__The task__: Using the listing below, output only the lines from the one that contains "Give me the Bokeh source for this chart." through the one that contains "from bokeh.resources import INLINE", inclusive, exactly as given and without images.

(Plotting code records)
━━━━

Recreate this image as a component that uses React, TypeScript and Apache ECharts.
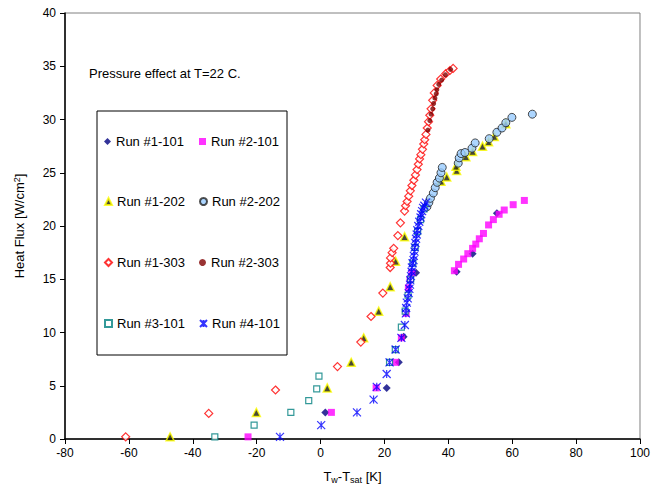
import React, { useEffect, useRef } from "react";
import * as echarts from "echarts";

const FONT = "'Liberation Sans', Arial, sans-serif";

const xTicks = { min: -80, max: 100, interval: 20 };
const yTicks = { min: 0, max: 40, interval: 5 };

const seriesNames = [
  "Run #1-101",
  "Run #2-101",
  "Run #1-202",
  "Run #2-202",
  "Run #1-303",
  "Run #2-303",
  "Run #3-101",
  "Run #4-101",
];

const run1_101 = [
  [1.5, 2.5], [20.7, 4.8], [24.5, 7.2], [26.0, 9.6], [29.9, 15.6],
  [42.6, 15.7], [47.6, 17.4], [55.2, 21.2],
];

const run2_101 = [
  [-22.7, 0.2], [3.4, 2.5], [17.4, 4.8], [23.4, 7.2], [25.3, 9.5], [26.8, 11.8],
  [27.5, 14.2], [28.0, 15.0], [28.6, 15.6],
  [41.9, 15.8], [43.2, 16.4], [44.8, 16.9], [46.1, 17.4], [47.6, 17.9], [48.6, 18.3],
  [49.7, 18.8], [51.0, 19.3], [52.6, 20.1], [54.1, 20.6], [55.9, 21.1], [57.5, 21.5],
  [60.3, 22.0], [63.8, 22.4],
];

const run1_202 = [
  [-47.1, 0.2], [-20.1, 2.5], [2.1, 4.8], [9.6, 7.2], [13.5, 9.5], [18.2, 12.0],
  [21.8, 14.3], [23.5, 16.7], [26.3, 19.0], [37.7, 24.2], [39.5, 24.6],
  [42.6, 25.2], [42.4, 25.6], [45.5, 26.5], [47.6, 27.0], [50.7, 27.5],
  [52.6, 27.9], [54.4, 28.4], [58.0, 29.6],
];

const run2_202 = [
  [33.3, 21.8], [33.9, 22.2], [34.4, 22.6], [35.3, 23.1], [35.9, 23.6], [36.5, 24.1],
  [37.2, 24.5], [37.7, 25.0], [38.1, 25.5], [43.1, 25.9], [43.4, 26.4], [44.0, 26.8],
  [45.2, 26.9], [47.4, 27.3], [48.4, 27.8], [52.8, 28.2], [55.2, 28.8], [56.8, 29.2],
  [58.0, 29.7], [59.9, 30.2], [66.3, 30.5],
];

const run1_303 = [
  [-61.0, 0.2], [-35.0, 2.4], [-14.1, 4.6], [5.3, 6.8], [12.6, 9.1], [15.8, 11.5],
  [19.5, 13.7], [21.8, 16.1], [21.9, 16.5], [21.9, 17.0], [22.4, 17.5], [22.9, 17.9],
  [24.2, 19.1], [25.0, 20.3], [26.3, 21.4], [26.6, 21.9], [27.1, 22.3], [27.6, 22.8],
  [28.1, 23.3], [28.6, 23.8], [29.2, 24.3], [29.7, 24.8], [30.2, 25.3], [30.6, 25.8],
  [31.0, 26.3], [31.4, 26.7], [31.9, 27.2], [32.3, 27.7], [32.6, 28.1], [33.0, 28.6],
  [33.4, 29.2], [33.8, 29.8], [34.2, 30.4], [34.6, 31.0], [35.1, 31.8], [35.6, 32.5],
  [36.5, 33.2], [37.6, 33.8], [39.2, 34.3], [40.5, 34.6], [41.5, 34.8],
];

const run2_303 = [
  [33.6, 29.0], [34.2, 29.9], [34.6, 30.5], [35.1, 31.0], [35.4, 31.5], [35.8, 32.0],
  [36.2, 32.4], [36.4, 32.8], [37.0, 33.3], [37.9, 33.7], [39.1, 34.2], [40.7, 34.7],
];

const run3_101 = [
  [-33.1, 0.2], [-20.8, 1.3], [-9.3, 2.5], [-3.7, 3.6], [-1.2, 4.7], [-0.5, 5.9],
  [21.6, 7.2], [23.4, 8.4], [25.3, 10.5], [26.5, 12.0], [27.4, 13.5], [28.2, 15.0],
  [28.9, 16.5], [29.6, 18.0], [30.4, 19.5], [31.3, 20.6], [32.4, 21.6],
];

const run4_101 = [
  [-12.7, 0.2], [0.2, 1.3], [11.4, 2.5], [16.6, 3.7], [17.6, 4.9], [20.7, 6.1],
  [21.6, 7.2], [23.5, 8.4], [25.3, 9.5], [26.4, 10.7], [26.7, 11.8], [26.8, 12.3],
  [27.0, 12.8], [27.3, 13.2], [27.6, 13.7], [27.8, 14.1], [28.0, 14.5], [28.1, 14.9],
  [28.3, 15.3], [28.5, 15.7], [28.6, 16.1], [28.8, 16.5], [29.1, 16.8], [29.2, 17.2],
  [29.4, 17.6], [29.5, 18.0], [29.7, 18.4], [29.9, 18.8], [30.1, 19.2], [30.3, 19.6],
  [30.6, 20.0], [30.9, 20.4], [31.3, 20.8], [31.5, 21.1], [31.8, 21.4], [32.1, 21.7],
  [32.5, 21.9], [33.0, 22.2],
];

const annotation = "Pressure effect at T=22 C.";

const STAR = "path://M0,0L10,10M10,0L0,10M5,0L5,10";

export default function App() {
  const ref = useRef<HTMLDivElement>(null);
  useEffect(() => {
    if (!ref.current) return;
    const chart = echarts.init(ref.current, null, { renderer: "svg" });

    const styles: any[] = [
      { data: run1_101, symbol: "diamond", symbolSize: 8, itemStyle: { color: "#000080" } },
      { data: run2_101, symbol: "rect", symbolSize: 7, itemStyle: { color: "#ff00ff" } },
      { data: run1_202, symbol: "triangle", symbolSize: 8, itemStyle: { color: "#1a1a00", borderColor: "#ffff00", borderWidth: 1.5 } },
      { data: run2_202, symbol: "circle", symbolSize: 8, itemStyle: { color: "#99ccff", borderColor: "#222222", borderWidth: 1 } },
      { data: run1_303, symbol: "diamond", symbolSize: 8, itemStyle: { color: "#ffffff", borderColor: "#ff0000", borderWidth: 1.2 } },
      { data: run2_303, symbol: "circle", symbolSize: 5, itemStyle: { color: "#800000" } },
      { data: run3_101, symbol: "rect", symbolSize: 6, itemStyle: { color: "#ffffff", borderColor: "#008080", borderWidth: 1.2 } },
      { data: run4_101, symbol: STAR, symbolSize: 8, itemStyle: { color: "#0000ff", borderColor: "#0000ff", borderWidth: 1.2 } },
    ];

    const series = seriesNames.map((name, i) => ({
      name,
      type: "scatter",
      ...styles[i],
    }));

    const legendPos = [
      [104, 135], [199, 135],
      [104, 195], [199, 195],
      [104, 256], [199, 256],
      [104, 317], [199, 317],
    ];
    const legends = seriesNames.map((name, i) => ({
      data: [name],
      left: legendPos[i][0],
      top: legendPos[i][1],
      padding: 0,
      itemWidth: 7,
      itemHeight: 7,
      selectedMode: false,
      textStyle: { fontFamily: FONT, fontSize: 13, color: "#000" },
    }));

    chart.setOption({
      animation: false,
      backgroundColor: "#ffffff",
      grid: {
        left: 65, right: 12, top: 13, bottom: 51,
        show: true, borderColor: "#808080", borderWidth: 1,
      },
      xAxis: {
        type: "value",
        ...xTicks,
        name: "{t|T}{s|w}{t|-T}{s|sat}{t| [K]}",
        nameLocation: "middle",
        nameGap: 30,
        nameTextStyle: {
          rich: {
            t: { fontFamily: FONT, fontSize: 13, color: "#000" },
            s: { fontFamily: FONT, fontSize: 9, color: "#000", padding: [6, 0, 0, 0] },
          },
        },
        axisLine: { show: true, onZero: false, lineStyle: { color: "#000", width: 1.5 } },
        axisTick: { show: true, length: 5, lineStyle: { color: "#000" } },
        axisLabel: { fontFamily: FONT, fontSize: 12, color: "#000", margin: 8 },
        splitLine: { show: false },
      },
      yAxis: {
        type: "value",
        ...yTicks,
        name: "{t|Heat Flux [W/cm}{p|2}{t|]}",
        nameLocation: "middle",
        nameGap: 38,
        nameRotate: 90,
        nameTextStyle: {
          rich: {
            t: { fontFamily: FONT, fontSize: 13, color: "#000" },
            p: { fontFamily: FONT, fontSize: 9, color: "#000", padding: [0, 0, 6, 0] },
          },
        },
        axisLine: { show: true, onZero: false, lineStyle: { color: "#000", width: 1.5 } },
        axisTick: { show: true, length: 5, lineStyle: { color: "#000" } },
        axisLabel: { fontFamily: FONT, fontSize: 12, color: "#000", margin: 9 },
        splitLine: { show: false },
      },
      legend: legends,
      graphic: [
        {
          type: "rect",
          shape: { x: 97, y: 111, width: 190, height: 244 },
          style: { fill: "#ffffff", stroke: "#000", lineWidth: 1 },
          z: 3,
        },
        {
          type: "text",
          left: 89,
          top: 67,
          style: { text: annotation, fontFamily: FONT, fontSize: 13, fill: "#000" },
          z: 5,
        },
      ],
      series,
    });
    return () => chart.dispose();
  }, []);
  return (
    <div
      ref={ref}
      style={{ position: "absolute", left: 0, top: 0, width: 653, height: 490 }}
    />
  );
}
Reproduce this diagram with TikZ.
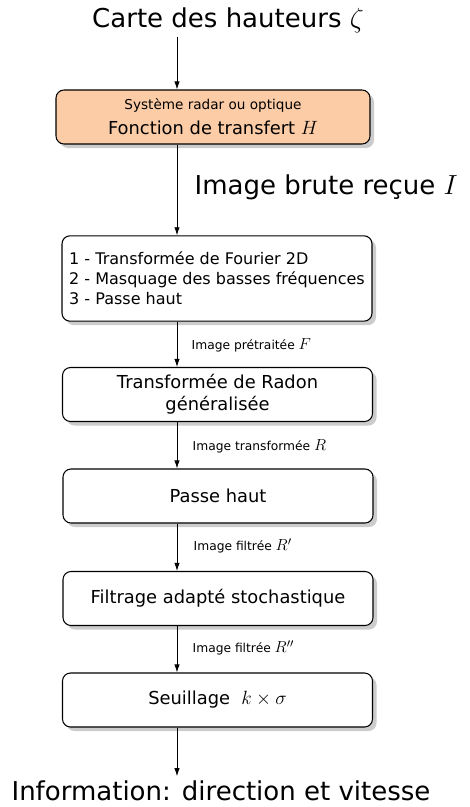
\documentclass[tikz,border=0pt]{standalone}
\usepackage{fontspec}
\setmainfont{DejaVu Sans}
\usepackage{tikz}
\usetikzlibrary{arrows.meta,positioning,shadows}

\definecolor{radarfill}{RGB}{251,204,166}
\newcommand{\lblmath}[1]{{\fontsize{12.8}{14}\selectfont$#1$}}

\begin{document}
\begin{tikzpicture}[
    x=0.75pt, y=-0.75pt,
    box/.style={rectangle, rounded corners=6pt, draw, line width=0.8pt, fill=white,
      minimum width=232.5pt, minimum height=40.5pt, align=center,
      font=\fontsize{13.4}{16.5}\selectfont,
      drop shadow={shadow xshift=3pt, shadow yshift=-3pt, fill=black!20, opacity=1}},
    big/.style={font=\fontsize{19.5}{22}\selectfont},
    lbl/.style={anchor=west, font=\fontsize{9.2}{11}\selectfont},
    arr/.style={-{Latex[length=6pt,width=4pt]}, line width=0.6pt}
  ]
    \useasboundingbox (0,0) rectangle (469,807);
    \coordinate (axis) at (177,0);

    \node[big] (carte) at (228,20) {Carte des hauteurs $\zeta$};
    \node[box, fill=radarfill, minimum width=235.5pt] (radar) at (213,117)
      {{\fontsize{10.2}{12}\selectfont Système radar ou optique}\\[2pt] Fonction de transfert $H$};
    \node[big, anchor=west] (brute) at (190,187) {Image brute reçue $I$};
    \node[box, minimum height=64pt, align=left, font=\fontsize{12}{15}\selectfont] (pretrait) at (217,278.5)
      {1 - Transformée de Fourier 2D\\2 - Masquage des basses fréquences\\3 - Passe haut};
    \node[lbl] (imgF) at (187,345) {Image prétraitée \lblmath{F}};
    \node[box] (radon) at (217.5,394.5) {Transformée de Radon\\généralisée};
    \node[lbl] (imgR) at (188,446) {Image transformée \lblmath{R}};
    \node[box] (passehaut) at (218,496) {Passe haut};
    \node[lbl] (imgR1) at (189,546) {Image filtrée \lblmath{R'}};
    \node[box] (filtrage) at (218,598.5) {Filtrage adapté stochastique};
    \node[lbl] (imgR2) at (188,648) {Image filtrée \lblmath{R''}};
    \node[box] (seuil) at (217.5,700) {Seuillage~~$k\times\sigma$};
    \node[big] (info) at (221,791) {Information: direction et vitesse};

    \draw[arr] (carte.south -| axis) -- (radar.north -| axis);
    \foreach \i/\j in {radar/pretrait,pretrait/radon,radon/passehaut,passehaut/filtrage,filtrage/seuil}
      \draw[arr] (\i.south -| axis) -- (\j.north -| axis);
    \draw[arr] (seuil.south -| axis) -- (info.north -| axis);
  \end{tikzpicture}
\end{document}
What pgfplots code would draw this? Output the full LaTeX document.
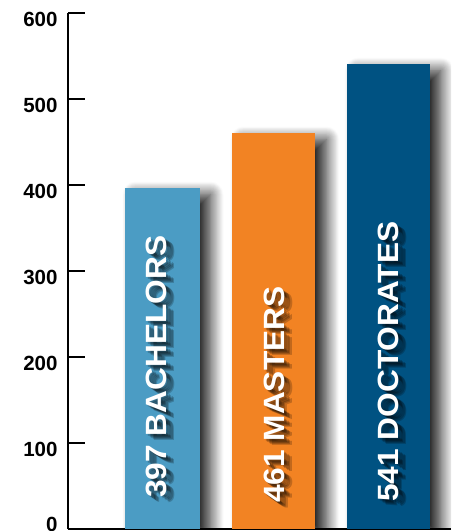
\documentclass[border=0pt]{standalone}
\usepackage{fontspec}
\setmainfont{Liberation Sans}
\usepackage{pgfplots}
\pgfplotsset{compat=1.18}
\usetikzlibrary{shadows.blur}

\definecolor{bach}{HTML}{4B9CC4}
\definecolor{mast}{HTML}{F28323}
\definecolor{doct}{HTML}{005282}

\newcommand{\ticfont}{\fontsize{20.5}{22}\selectfont\bfseries}
\newcommand{\labfont}{\fontsize{29.3}{30}\selectfont\bfseries}

\begin{document}
\begin{tikzpicture}
\begin{axis}[
    name=ax,
    scale only axis,
    width=383pt, height=516pt,
    xmin=-0.832, xmax=2.558,
    ymin=0, ymax=600,
    axis x line*=bottom,
    axis y line*=left,
    axis line style={black, line width=1.3pt},
    xtick=\empty,
    ytick={100,200,...,600},
    extra y ticks={0},
    extra y tick style={yticklabel style={yshift=11pt}},
    tick align=inside,
    major tick length=17pt,
    tick style={black, line width=1.3pt},
    yticklabel style={font=\ticfont, xshift=-7pt, yshift=-6pt},
    /pgf/number format/assume math mode=true,
    ybar, bar shift=0pt,
    clip=true,
    every axis plot/.append style={
        draw=none,
        blur shadow={shadow xshift=11pt, shadow yshift=-7pt,
                     shadow blur radius=13pt, shadow blur steps=14,
                     shadow opacity=90}},
]
\addplot[fill=bach, bar width=75pt] coordinates {(0,397)};
\addplot[fill=mast, bar width=83pt] coordinates {(0.99,461)};
\addplot[fill=doct, bar width=83pt] coordinates {(2.004,541)};
\coordinate (b0) at (axis cs:0,0);
\coordinate (b1) at (axis cs:0.99,0);
\coordinate (b2) at (axis cs:2.004,0);
\end{axis}

% bar labels with a soft shadow
\foreach \pos/\dx/\dy/\txt in {b0/4.5/31/397 BACHELORS, b1/10.5/26/461 MASTERS, b2/10.5/27/541 DOCTORATES}{
  \foreach \sx/\sy in {2/-2, 3.5/-3, 5/-4, 6.5/-5, 8/-6}{
    \node[rotate=90, anchor=base west, inner sep=0pt, text=black, text opacity=0.2]
      at ([xshift=\dx pt+\sx pt, yshift=\dy pt+\sy pt]\pos) {\labfont\scalebox{1.08}[1]{\txt}};
  }
  \node[rotate=90, anchor=base west, inner sep=0pt, text=white]
    at ([xshift=\dx pt, yshift=\dy pt]\pos) {\labfont\scalebox{1.08}[1]{\txt}};
}

\pgfresetboundingbox
\useasboundingbox ([xshift=-68pt, yshift=-2pt]ax.south west) rectangle ([yshift=13pt]ax.north east);
\end{tikzpicture}
\end{document}
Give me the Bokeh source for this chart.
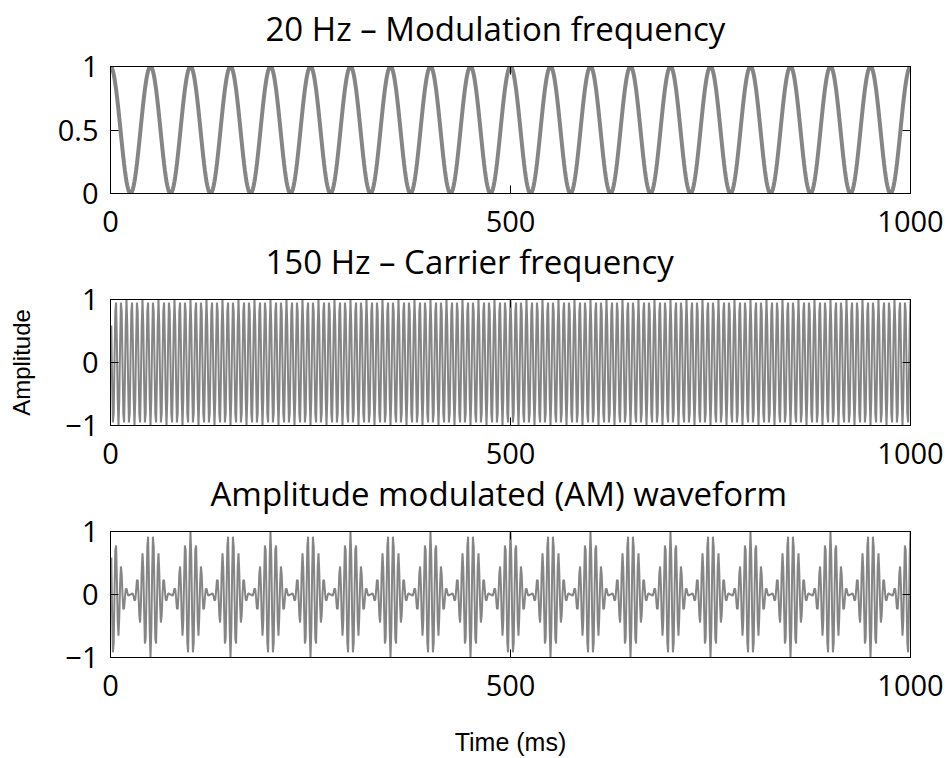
import numpy as np
from bokeh.plotting import figure
from bokeh.layouts import column
from bokeh.models import (Range1d, LinearAxis, FixedTicker, ColumnDataSource,
                          CustomLabelingPolicy)
from bokeh.embed import file_html
from bokeh.resources import INLINE

# ---- data ----
MOD_FREQ_HZ = 20
CARRIER_FREQ_HZ = 150
SAMPLE_STEP_MS = 1
DURATION_MS = 1000
titles = ["20 Hz \u2013 Modulation frequency",
          "150 Hz \u2013 Carrier frequency",
          "Amplitude modulated (AM) waveform"]
x_ticks = [0, 500, 1000]
x_tick_labels = ["0", "500", "1000"]
y_ticks_mod = [0, 0.5, 1]
y_tick_labels_mod = ["0", "0.5", "1"]
y_ticks_sig = [-1, 0, 1]
y_tick_labels_sig = ["\u22121", "0", "1"]

t_ms = np.arange(SAMPLE_STEP_MS, DURATION_MS + SAMPLE_STEP_MS, SAMPLE_STEP_MS)
modulation = 0.5 + 0.5 * np.cos(2 * np.pi * MOD_FREQ_HZ * t_ms / 1000.0)
carrier = np.cos(2 * np.pi * CARRIER_FREQ_HZ * t_ms / 1000.0)
am_wave = modulation * carrier

TICK_FONT = "Open Sans"
LINE_COLOR = "#858585"


def make_panel(height, top, bottom, y_range, y_ticks, y_labels, title, title_offset,
               y, lw, ylabel=None, xlabel=None, margin_top=0):
    p = figure(width=950, height=height, min_border_left=110, min_border_right=40,
               min_border_top=top, min_border_bottom=bottom,
               x_range=Range1d(0, 1000), y_range=Range1d(*y_range),
               output_backend="svg", toolbar_location=None, title=title)
    p.title.align = "left"
    p.title.offset = title_offset
    p.title.text_font = TICK_FONT
    p.title.text_font_size = "33px"
    p.title.text_font_style = "normal"
    p.title.text_color = "black"
    p.title.standoff = 32
    p.grid.visible = False
    p.outline_line_color = "black"
    p.outline_line_width = 1
    p.background_fill_color = "white"
    p.border_fill_color = None
    p.margin = (margin_top, 0, 0, 0)

    xa = p.xaxis[0]
    xa.ticker = FixedTicker(ticks=x_ticks)
    xa.major_label_overrides = {k: v for k, v in zip(x_ticks, x_tick_labels)}
    ya = p.yaxis[0]
    ya.ticker = FixedTicker(ticks=y_ticks)
    ya.major_label_overrides = {k: v for k, v in zip(y_ticks, y_labels)}
    for ax in (xa, ya):
        ax.major_tick_in = 8
        ax.major_tick_out = 0
        ax.minor_tick_line_color = None
        ax.major_label_text_font = TICK_FONT
        ax.major_label_text_font_size = "29px"
        ax.major_label_text_color = "black"
        ax.axis_line_color = "black"
        ax.major_tick_line_color = "black"
    xa.major_label_standoff = 17
    ya.major_label_standoff = 12

    no_labels = CustomLabelingPolicy(code="return new Set()")
    top_ax = LinearAxis(ticker=FixedTicker(ticks=x_ticks), major_label_text_font_size="0px",
                        major_tick_in=8, major_tick_out=0, minor_tick_line_color=None,
                        major_label_standoff=0, axis_line_color="black",
                        major_label_policy=no_labels)
    right_ax = LinearAxis(ticker=FixedTicker(ticks=y_ticks), major_label_text_font_size="0px",
                          major_tick_in=8, major_tick_out=0, minor_tick_line_color=None,
                          major_label_standoff=0, axis_line_color="black",
                          major_label_policy=no_labels)
    p.add_layout(top_ax, "above")
    p.add_layout(right_ax, "right")

    if ylabel:
        ya.axis_label = ylabel
        ya.axis_label_text_font = "Liberation Sans"
        ya.axis_label_text_font_size = "24px"
        ya.axis_label_text_font_style = "normal"
        ya.axis_label_text_color = "black"
        ya.axis_label_standoff = 27
    if xlabel:
        xa.axis_label = xlabel
        xa.axis_label_text_font = "Liberation Sans"
        xa.axis_label_text_font_size = "25px"
        xa.axis_label_text_font_style = "normal"
        xa.axis_label_text_color = "black"
        xa.axis_label_standoff = 29

    src = ColumnDataSource(dict(x=t_ms, y=y))
    p.line("x", "y", source=src, line_color=LINE_COLOR, line_width=lw)
    return p


p1 = make_panel(271, 84, 60, (0, 1), y_ticks_mod, y_tick_labels_mod, titles[0], 155,
                modulation, 4, margin_top=-18)
p2 = make_panel(270, 84, 60, (-1, 1), y_ticks_sig, y_tick_labels_sig, titles[1], 155,
                carrier, 2, ylabel="Amplitude", margin_top=-38)
p3 = make_panel(311, 84, 101, (-1, 1), y_ticks_sig, y_tick_labels_sig, titles[2], 100,
                am_wave, 2, xlabel="Time (ms)", margin_top=-38)

layout = column(p1, p2, p3, spacing=0)

open("out.html", "w").write(file_html(layout, INLINE))
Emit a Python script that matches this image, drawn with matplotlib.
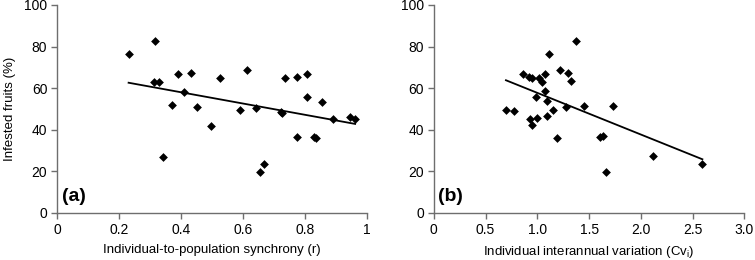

━━━━

__Full output__:
Give me the Bokeh source for this chart.
import numpy as np
from bokeh.plotting import figure
from bokeh.layouts import column
from bokeh.models import (Range1d, LinearAxis, FixedTicker, ColumnDataSource,
                          CustomLabelingPolicy)
from bokeh.embed import file_html
from bokeh.resources import INLINE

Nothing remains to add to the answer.